Even though Total Loss was inspired by death, the album’s emotional spectrum is wide-ranging, with solemn meditations balanced out by blissful pop. Turns out, freed of that garish reverb, Krell is an absolutely gifted soul singer, drawing influence from ‘90s R&B-pop superstars like Mariah Carey, Aaliyah and Janet Jackson, modern indie-soul miners like Jamie Lidell and Justin Vernon, and, well, long-forgotten cheese-merchants like Color Me Badd. But for every excellent backward glance (the effervescent ”& It Was U”), there’s a modern curveball: “Cold Nites” suggests Bon Iver, as produced by Timabaland; “World I Need You, Won’t Be Without You” is a Sigur Ros-esque slow-motion instrumental built largely on weepy pizzicato strings.
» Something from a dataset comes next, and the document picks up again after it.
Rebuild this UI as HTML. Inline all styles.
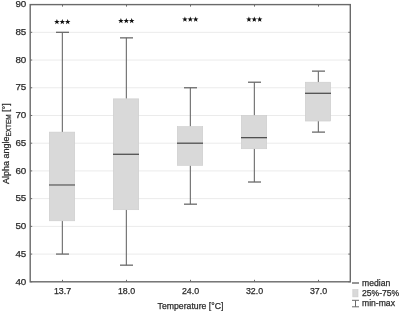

Krell’s laptop soundscapes have been beefed-up and spit-shined, yet they maintain the ethereal voodoo that turned so many heads in the first place. (Some of that credit should inevitably go to co-producer Rodaidh McDonald, who—based on his work with electro-soul minimalists The xx—knows a thing or two about harnessing huge impact from small spaces.)

On Love Remains, Krell swallowed his pain: Ambience was a coping mechanism, detachment a stylistic trademark. On the poignant and powerful Total Loss, he’s finally invited us all in.